Despite the fact that Cruz did not come with a director, Sundance was intrigued enough to give the project the go-ahead. Brian Kulick, currently The Public Theater's artistic associate and the director of the well received Timon of Athens, at the Delacorte Theater in Central Park in the summer of 1996, was familiar with a previous Cruz play produced at the Public, Dancing On Her Knees. Cruz said Kulick loved Two Sisters when he read it and made the commitment to come aboard for the workshop.

At the end of what Paran says is a "very long three weeks," the director has the option to have the play given either a sit-down reading, a concert reading or a staged reading. This is followed by a round-table discussion between playwright, director, Blacker, other dramaturgs and participating theatre professionals. Although Paran was in London during Cruz's Sundance experience last July, she was able to get there for the final reading.
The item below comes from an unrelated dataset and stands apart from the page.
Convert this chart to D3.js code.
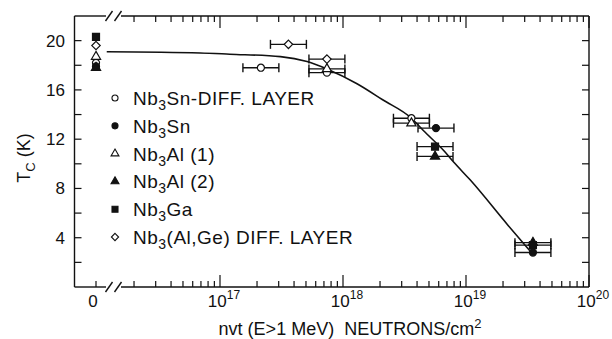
<!DOCTYPE html>
<html>
<head>
<meta charset="utf-8">
<script src="https://cdn.jsdelivr.net/npm/d3@7"></script>
<style>
  body { margin: 0; background: #fff; }
  svg { display: block; }
  text { font-family: "Liberation Sans", Arial, sans-serif; fill: #111; }
</style>
</head>
<body>
<figure id="tc-chart" style="margin:0"></figure>
<script>
// [fluence (n/cm2, E>1 MeV), Tc (K)] -- fluence 0 means unirradiated
const snDiff = [[0, 18.2], [2.15e17, 17.8], [7.4e17, 17.4], [3.6e18, 13.7]];
const sn = [[0, 17.9], [5.7e18, 12.9], [3.5e19, 2.8]];
const al1 = [[0, 18.7], [7.4e17, 17.7], [3.6e18, 13.3]];
const al2 = [[0, 17.8], [5.6e18, 10.6], [3.5e19, 3.6]];
const ga = [[0, 20.3], [5.6e18, 11.4], [3.5e19, 3.4]];
const alGe = [[0, 19.6], [3.6e17, 19.7], [7.4e17, 18.5]];
const errFactor = 1.4;   // horizontal error bars, x/1.4 .. x*1.4

// hand drawn trend curve
const trend = [[1.2e16, 19.1], [6.9e16, 19.0], [1.2e17, 18.9], [3.1e17, 18.7], [5.1e17, 18.3],
  [7.4e17, 17.7], [1.3e18, 16.5], [2.1e18, 15.2], [3.6e18, 13.7], [4.5e18, 12.7],
  [6.7e18, 11.0], [8.0e18, 10.1], [1.08e19, 8.7], [2.2e19, 5.0], [3.4e19, 2.8]];

const yTicks = [2, 4, 6, 8, 10, 12, 14, 16, 18, 20];
const yLabels = [4, 8, 12, 16, 20];
const decades = [17, 18, 19, 20];

const legendNames = [["Nb", "3", "Sn-DIFF. LAYER"], ["Nb", "3", "Sn"], ["Nb", "3", "Al (1)"],
  ["Nb", "3", "Al (2)"], ["Nb", "3", "Ga"], ["Nb", "3", "(Al,Ge) DIFF. LAYER"]];

const W = 612, H = 339;
const plotL = 74.5, plotR = 589, plotT = 16, plotB = 287;
const zeroX = 96;

const svg = d3.select("#tc-chart").append("svg")
  .attr("width", W).attr("height", H);

const xLog = d3.scaleLog().domain([1e16, 1e20]).range([97, plotR]);
const x = v => v === 0 ? zeroX : xLog(v);
const y = d3.scaleLinear().domain([0, 22]).range([plotB, plotT]);

const ink = "#111";

// frame with axis breaks at top and bottom
const frame = svg.append("g").attr("stroke", ink).attr("stroke-width", 1.4).attr("fill", "none");
[plotB, plotT].forEach(yy => {
  frame.append("line").attr("x1", plotL).attr("x2", 106).attr("y1", yy).attr("y2", yy);
  frame.append("line").attr("x1", 121).attr("x2", plotR).attr("y1", yy).attr("y2", yy);
  [109, 118].forEach(cx => {
    frame.append("line").attr("x1", cx - 3.5).attr("y1", yy + 5).attr("x2", cx + 3.5).attr("y2", yy - 5);
  });
});
frame.append("line").attr("x1", plotL).attr("x2", plotL).attr("y1", plotT).attr("y2", plotB);
frame.append("line").attr("x1", plotR).attr("x2", plotR).attr("y1", plotT).attr("y2", plotB);

// log ticks
const minor = [];
[16, 17, 18, 19].forEach(d => {
  for (let m = 2; m <= 9; m++) minor.push(m * Math.pow(10, d));
});
const major = decades.map(d => Math.pow(10, d));

const ticks = svg.append("g").attr("stroke", ink).attr("stroke-width", 1.2);
minor.forEach(v => {
  ticks.append("line").attr("x1", xLog(v)).attr("x2", xLog(v)).attr("y1", plotB).attr("y2", plotB - 6);
  ticks.append("line").attr("x1", xLog(v)).attr("x2", xLog(v)).attr("y1", plotT).attr("y2", plotT + 6);
});
major.forEach(v => {
  ticks.append("line").attr("x1", xLog(v)).attr("x2", xLog(v)).attr("y1", plotB).attr("y2", plotB - 12);
  ticks.append("line").attr("x1", xLog(v)).attr("x2", xLog(v)).attr("y1", plotT).attr("y2", plotT + 12);
});
ticks.append("line").attr("x1", zeroX).attr("x2", zeroX).attr("y1", plotB).attr("y2", plotB - 6);
yTicks.forEach(v => {
  ticks.append("line").attr("x1", plotL).attr("x2", plotL + 7).attr("y1", y(v)).attr("y2", y(v));
  ticks.append("line").attr("x1", plotR).attr("x2", plotR - 7).attr("y1", y(v)).attr("y2", y(v));
});

// tick labels
svg.append("g").selectAll("text").data(yLabels).join("text")
  .attr("x", 65).attr("y", d => y(d) + 6)
  .attr("text-anchor", "end").style("font-size", "17px")
  .text(d => d);

svg.append("text").attr("x", zeroX - 3).attr("y", 307)
  .attr("text-anchor", "middle").style("font-size", "17px").text("0");

decades.forEach(d => {
  const t = svg.append("text").attr("x", xLog(Math.pow(10, d)) + 4).attr("y", 307)
    .attr("text-anchor", "middle").style("font-size", "17px");
  t.append("tspan").text("10");
  t.append("tspan").attr("dy", -8).style("font-size", "12px").text(d);
});

// axis titles
const xt = svg.append("text").attr("x", 350).attr("y", 335)
  .attr("text-anchor", "middle").style("font-size", "18px").attr("xml:space", "preserve");
xt.append("tspan").text("nvt (E>1 MeV)  NEUTRONS/cm");
xt.append("tspan").attr("dy", -7).style("font-size", "13px").text("2");

const yt = svg.append("text").attr("transform", "translate(30," + 158 + ")rotate(-90)")
  .attr("text-anchor", "middle").style("font-size", "18px");
yt.append("tspan").text("T");
yt.append("tspan").attr("dy", 5).style("font-size", "13px").text("C");
yt.append("tspan").attr("dy", -5).text(" (K)");

// trend curve
svg.append("path")
  .datum(trend)
  .attr("fill", "none").attr("stroke", ink).attr("stroke-width", 1.6)
  .attr("d", d3.line().curve(d3.curveMonotoneX)
    .x(d => xLog(d[0])).y(d => y(d[1])));

// markers
const marker = (type, s) => {
  if (type === "circle") return d3.symbol(d3.symbolCircle, s * s * 0.8)();
  if (type === "square") return d3.symbol(d3.symbolSquare, s * s)();
  if (type === "triangle") return d3.symbol(d3.symbolTriangle, s * s * 0.75)();
  const r = s * 0.6;
  return "M0," + (-r) + "L" + r + ",0L0," + r + "L" + (-r) + ",0Z";
};

const series = [
  { data: snDiff, type: "circle", filled: false },
  { data: sn, type: "circle", filled: true },
  { data: al1, type: "triangle", filled: false },
  { data: al2, type: "triangle", filled: true },
  { data: ga, type: "square", filled: true },
  { data: alGe, type: "diamond", filled: false }
];

series.forEach(s => {
  const g = svg.append("g");
  const irr = s.data.filter(d => d[0] > 0);
  irr.forEach(d => {
    const x1 = xLog(d[0] / errFactor), x2 = xLog(d[0] * errFactor), yy = y(d[1]);
    g.append("line").attr("x1", x1).attr("x2", x2).attr("y1", yy).attr("y2", yy)
      .attr("stroke", ink).attr("stroke-width", 1.3);
    [x1, x2].forEach(xx => g.append("line").attr("x1", xx).attr("x2", xx)
      .attr("y1", yy - 4.5).attr("y2", yy + 4.5).attr("stroke", ink).attr("stroke-width", 1.4));
  });
  g.selectAll("path").data(s.data).join("path")
    .attr("transform", d => "translate(" + x(d[0]) + "," + y(d[1]) + ")")
    .attr("d", marker(s.type, 7))
    .attr("fill", s.filled ? ink : "#fff")
    .attr("stroke", ink).attr("stroke-width", 1.2);
});

// legend
const legend = svg.append("g");
legendNames.forEach((name, i) => {
  const ly = 98 + i * 27.8;
  legend.append("path")
    .attr("transform", "translate(115," + ly + ")")
    .attr("d", marker(series[i].type, 6))
    .attr("fill", series[i].filled ? ink : "#fff")
    .attr("stroke", ink).attr("stroke-width", 1.1);
  const t = legend.append("text").attr("x", 133).attr("y", ly + 7)
    .style("font-size", "19px").style("letter-spacing", "0.5px");
  t.append("tspan").text(name[0]);
  t.append("tspan").attr("dy", 5).style("font-size", "14px").text(name[1]);
  t.append("tspan").attr("dy", -5).text(name[2]);
});
</script>
</body>
</html>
Looking back, she admits "it was a labor intensive project for both Nilo and me." Also looking back, Cruz sees the agenda at Sundance as clearly one of process over product. In this safe environment, "without critics," Cruz confirms that the collaboration worked and that Kulick, whose work (A Dybbuk, or Between Two Worlds) for the New York Shakespeare Festival Cruz has admired, is directing the McCarter production.
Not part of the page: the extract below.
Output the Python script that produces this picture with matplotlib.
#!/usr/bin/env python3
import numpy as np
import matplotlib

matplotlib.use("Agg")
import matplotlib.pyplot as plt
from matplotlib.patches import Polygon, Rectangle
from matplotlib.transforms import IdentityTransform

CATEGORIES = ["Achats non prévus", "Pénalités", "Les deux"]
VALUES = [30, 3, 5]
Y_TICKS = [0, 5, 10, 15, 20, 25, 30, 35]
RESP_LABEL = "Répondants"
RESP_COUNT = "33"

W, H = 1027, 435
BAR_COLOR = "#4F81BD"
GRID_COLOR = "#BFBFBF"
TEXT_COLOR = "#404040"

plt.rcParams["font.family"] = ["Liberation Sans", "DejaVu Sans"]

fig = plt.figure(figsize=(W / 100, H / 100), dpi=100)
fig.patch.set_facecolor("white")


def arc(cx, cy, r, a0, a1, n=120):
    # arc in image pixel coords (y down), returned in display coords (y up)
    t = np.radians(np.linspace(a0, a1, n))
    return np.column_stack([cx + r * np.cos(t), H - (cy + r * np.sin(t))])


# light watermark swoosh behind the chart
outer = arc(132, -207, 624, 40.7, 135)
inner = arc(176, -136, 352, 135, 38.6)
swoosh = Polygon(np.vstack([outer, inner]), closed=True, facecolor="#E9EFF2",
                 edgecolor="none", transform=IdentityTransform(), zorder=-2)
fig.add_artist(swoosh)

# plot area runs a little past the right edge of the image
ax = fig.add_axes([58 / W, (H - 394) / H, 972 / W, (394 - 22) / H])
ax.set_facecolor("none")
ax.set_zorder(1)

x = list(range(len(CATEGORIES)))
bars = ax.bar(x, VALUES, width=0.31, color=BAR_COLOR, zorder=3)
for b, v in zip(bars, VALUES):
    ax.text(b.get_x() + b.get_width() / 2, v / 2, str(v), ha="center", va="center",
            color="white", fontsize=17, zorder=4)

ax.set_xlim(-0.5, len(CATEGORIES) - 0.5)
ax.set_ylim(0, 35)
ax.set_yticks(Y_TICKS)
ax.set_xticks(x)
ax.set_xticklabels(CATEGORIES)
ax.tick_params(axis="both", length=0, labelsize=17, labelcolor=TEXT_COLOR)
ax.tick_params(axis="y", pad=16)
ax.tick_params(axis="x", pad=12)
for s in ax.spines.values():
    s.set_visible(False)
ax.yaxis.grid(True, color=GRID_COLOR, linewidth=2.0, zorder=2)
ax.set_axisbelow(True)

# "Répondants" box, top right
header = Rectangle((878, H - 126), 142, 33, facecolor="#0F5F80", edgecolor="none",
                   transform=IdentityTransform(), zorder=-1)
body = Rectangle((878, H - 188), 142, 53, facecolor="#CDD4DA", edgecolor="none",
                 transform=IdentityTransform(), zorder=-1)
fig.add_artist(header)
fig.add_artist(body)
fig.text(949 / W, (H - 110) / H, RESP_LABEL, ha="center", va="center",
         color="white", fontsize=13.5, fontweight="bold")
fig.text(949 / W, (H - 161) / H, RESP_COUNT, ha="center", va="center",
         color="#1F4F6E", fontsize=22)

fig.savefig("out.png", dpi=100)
The four-character play features Marissa Chibas, who performed the role of Sofia at the Sundance Theater Lab; Ivonne Coll, who was last seen on Broadway in Lincoln Center Theater's production, Chronicle of a Death Foretold, as Maria Celia; Bobby Cannavale, who can be seen as Jack in Sidney Lumet's just-released film "Gloria," as Lieutenant Portunondo; and Gary Perez, who appeared in Cruz' A Park in Our House at New York Theatre Workshop, as Victor Manuel.

Paran contends there is a tendency for regional theatres to put the plays of the newer young writers on small second stages for an audience of 100. "When Two Sisters plays for an audience of 1,000, it will demonstrate the faith of a dramaturg, the power of the playwright, and the force of a director."
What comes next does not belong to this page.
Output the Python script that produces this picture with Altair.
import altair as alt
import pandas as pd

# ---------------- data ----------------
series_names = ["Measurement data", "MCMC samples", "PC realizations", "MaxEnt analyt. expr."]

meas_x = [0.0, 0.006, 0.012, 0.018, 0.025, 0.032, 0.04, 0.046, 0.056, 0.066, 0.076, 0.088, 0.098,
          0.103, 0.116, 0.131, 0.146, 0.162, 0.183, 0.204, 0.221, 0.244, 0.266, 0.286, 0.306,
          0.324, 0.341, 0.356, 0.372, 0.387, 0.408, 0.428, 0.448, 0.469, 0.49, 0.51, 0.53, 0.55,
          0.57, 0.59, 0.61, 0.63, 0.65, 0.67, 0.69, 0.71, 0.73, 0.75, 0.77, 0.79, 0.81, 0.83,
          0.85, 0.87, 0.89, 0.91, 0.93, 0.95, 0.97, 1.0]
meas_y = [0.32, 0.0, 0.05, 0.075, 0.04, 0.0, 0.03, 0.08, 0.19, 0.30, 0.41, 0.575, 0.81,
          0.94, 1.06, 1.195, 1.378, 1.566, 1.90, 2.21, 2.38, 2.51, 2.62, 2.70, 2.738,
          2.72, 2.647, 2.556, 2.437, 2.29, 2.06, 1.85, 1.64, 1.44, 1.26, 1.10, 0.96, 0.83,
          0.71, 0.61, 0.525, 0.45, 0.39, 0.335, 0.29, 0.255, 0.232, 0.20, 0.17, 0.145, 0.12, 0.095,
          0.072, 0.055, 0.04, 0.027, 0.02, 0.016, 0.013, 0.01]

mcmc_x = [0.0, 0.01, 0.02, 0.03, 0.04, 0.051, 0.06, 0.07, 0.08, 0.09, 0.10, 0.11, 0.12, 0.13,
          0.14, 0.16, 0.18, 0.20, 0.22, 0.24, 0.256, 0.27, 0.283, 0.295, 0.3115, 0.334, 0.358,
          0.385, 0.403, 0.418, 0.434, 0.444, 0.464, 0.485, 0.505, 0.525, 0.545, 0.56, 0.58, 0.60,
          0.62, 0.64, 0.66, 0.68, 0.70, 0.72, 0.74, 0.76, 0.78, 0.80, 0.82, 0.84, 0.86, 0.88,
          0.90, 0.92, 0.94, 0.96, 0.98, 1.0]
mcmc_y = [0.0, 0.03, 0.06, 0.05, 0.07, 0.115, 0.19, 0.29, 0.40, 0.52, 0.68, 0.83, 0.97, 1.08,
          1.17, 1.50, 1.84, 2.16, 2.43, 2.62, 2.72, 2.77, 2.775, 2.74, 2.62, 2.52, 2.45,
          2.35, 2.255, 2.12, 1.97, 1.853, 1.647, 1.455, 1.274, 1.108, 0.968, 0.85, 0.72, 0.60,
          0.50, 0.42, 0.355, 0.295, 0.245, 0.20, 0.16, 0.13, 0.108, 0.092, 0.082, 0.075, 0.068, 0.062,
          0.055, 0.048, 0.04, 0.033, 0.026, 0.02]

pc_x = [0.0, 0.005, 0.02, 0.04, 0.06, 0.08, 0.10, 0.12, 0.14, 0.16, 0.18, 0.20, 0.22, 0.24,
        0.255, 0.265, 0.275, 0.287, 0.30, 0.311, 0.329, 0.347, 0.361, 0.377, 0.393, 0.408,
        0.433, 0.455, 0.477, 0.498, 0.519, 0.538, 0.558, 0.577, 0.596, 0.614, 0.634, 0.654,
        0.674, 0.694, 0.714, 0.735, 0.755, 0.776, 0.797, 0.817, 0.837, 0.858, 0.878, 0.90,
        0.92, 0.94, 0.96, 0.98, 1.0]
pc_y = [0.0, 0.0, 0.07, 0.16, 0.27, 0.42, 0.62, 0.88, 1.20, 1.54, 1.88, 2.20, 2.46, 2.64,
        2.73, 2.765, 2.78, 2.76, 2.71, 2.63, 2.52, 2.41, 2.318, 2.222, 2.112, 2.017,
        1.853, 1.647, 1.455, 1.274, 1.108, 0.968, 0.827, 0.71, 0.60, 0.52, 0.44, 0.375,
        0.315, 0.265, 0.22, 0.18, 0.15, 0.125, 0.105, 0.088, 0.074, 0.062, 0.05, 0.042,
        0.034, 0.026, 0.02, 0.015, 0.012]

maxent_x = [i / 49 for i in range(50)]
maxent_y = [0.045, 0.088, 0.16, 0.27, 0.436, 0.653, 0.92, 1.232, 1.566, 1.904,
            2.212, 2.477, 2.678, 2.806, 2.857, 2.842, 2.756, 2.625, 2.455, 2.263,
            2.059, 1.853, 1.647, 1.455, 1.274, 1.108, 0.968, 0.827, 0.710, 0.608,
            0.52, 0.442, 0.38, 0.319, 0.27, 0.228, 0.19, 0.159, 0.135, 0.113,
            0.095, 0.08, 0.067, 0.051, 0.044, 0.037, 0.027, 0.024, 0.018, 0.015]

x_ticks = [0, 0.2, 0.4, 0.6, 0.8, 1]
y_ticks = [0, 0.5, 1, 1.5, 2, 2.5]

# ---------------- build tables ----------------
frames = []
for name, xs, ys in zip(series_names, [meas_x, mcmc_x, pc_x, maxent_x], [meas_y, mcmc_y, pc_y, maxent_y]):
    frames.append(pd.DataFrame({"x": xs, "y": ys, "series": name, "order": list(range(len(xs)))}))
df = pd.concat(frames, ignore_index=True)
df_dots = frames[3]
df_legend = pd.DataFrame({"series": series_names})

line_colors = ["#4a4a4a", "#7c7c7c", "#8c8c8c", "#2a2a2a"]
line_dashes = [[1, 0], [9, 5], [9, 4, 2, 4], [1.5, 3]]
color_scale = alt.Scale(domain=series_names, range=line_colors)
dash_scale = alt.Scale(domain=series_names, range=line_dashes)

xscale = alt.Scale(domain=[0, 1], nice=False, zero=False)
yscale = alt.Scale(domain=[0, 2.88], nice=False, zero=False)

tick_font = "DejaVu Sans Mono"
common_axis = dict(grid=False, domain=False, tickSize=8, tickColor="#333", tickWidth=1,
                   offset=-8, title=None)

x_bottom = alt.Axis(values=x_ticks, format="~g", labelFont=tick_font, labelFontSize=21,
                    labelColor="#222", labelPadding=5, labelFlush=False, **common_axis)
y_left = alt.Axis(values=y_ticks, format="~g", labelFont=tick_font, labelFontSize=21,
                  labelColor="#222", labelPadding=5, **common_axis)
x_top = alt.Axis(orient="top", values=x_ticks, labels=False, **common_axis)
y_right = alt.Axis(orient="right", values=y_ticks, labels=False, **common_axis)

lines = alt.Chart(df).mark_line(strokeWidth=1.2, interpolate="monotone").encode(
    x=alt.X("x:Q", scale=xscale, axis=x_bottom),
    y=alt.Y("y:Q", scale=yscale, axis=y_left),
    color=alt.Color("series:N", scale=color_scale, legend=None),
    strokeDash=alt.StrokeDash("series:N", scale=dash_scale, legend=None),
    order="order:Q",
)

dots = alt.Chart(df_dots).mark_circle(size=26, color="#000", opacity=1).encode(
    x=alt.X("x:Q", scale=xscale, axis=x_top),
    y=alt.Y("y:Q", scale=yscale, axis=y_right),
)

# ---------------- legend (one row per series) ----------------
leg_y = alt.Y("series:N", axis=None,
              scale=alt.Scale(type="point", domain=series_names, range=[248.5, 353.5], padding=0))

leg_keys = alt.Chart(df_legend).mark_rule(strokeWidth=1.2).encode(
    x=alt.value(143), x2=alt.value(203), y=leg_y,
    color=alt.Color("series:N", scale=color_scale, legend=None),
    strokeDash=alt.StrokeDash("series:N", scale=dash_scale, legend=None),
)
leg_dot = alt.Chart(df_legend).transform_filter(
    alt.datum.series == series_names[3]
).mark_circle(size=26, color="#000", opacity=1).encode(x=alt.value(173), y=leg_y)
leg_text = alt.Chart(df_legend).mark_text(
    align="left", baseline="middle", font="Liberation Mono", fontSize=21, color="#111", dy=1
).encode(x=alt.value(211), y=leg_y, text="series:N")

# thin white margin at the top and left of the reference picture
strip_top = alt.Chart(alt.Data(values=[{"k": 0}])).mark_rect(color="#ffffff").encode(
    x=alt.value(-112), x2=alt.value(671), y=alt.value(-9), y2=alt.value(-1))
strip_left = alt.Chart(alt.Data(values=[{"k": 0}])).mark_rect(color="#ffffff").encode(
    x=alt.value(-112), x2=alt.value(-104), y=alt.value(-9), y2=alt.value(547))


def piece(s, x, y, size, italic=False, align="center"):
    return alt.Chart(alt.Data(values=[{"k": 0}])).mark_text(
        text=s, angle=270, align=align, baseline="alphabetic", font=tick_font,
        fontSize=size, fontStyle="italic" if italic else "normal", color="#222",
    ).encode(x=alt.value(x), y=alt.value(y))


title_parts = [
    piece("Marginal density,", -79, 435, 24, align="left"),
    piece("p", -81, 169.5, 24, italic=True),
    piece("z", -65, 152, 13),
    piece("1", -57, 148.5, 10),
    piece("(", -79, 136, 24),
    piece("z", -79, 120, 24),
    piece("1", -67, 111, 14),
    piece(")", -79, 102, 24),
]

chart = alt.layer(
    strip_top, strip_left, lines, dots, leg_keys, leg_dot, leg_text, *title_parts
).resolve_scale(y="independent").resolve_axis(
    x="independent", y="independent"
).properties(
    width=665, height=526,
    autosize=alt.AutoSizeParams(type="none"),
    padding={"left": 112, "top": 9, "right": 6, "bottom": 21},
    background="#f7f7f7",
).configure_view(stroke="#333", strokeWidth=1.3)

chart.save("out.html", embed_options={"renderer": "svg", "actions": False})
No one knows the importance of workshops and rewrites better than Cruz, who will attest that he has come through the process without a clobbering. There is no order placed for a house arrest when Cruz's twelfth (or is it fourteenth?) draft arrives for Paran's perusal. It reads "Final draft."

-- by Simon Saltzman
(Special to PBOL, by permission of the author and "This Month ON STAGE" magazine)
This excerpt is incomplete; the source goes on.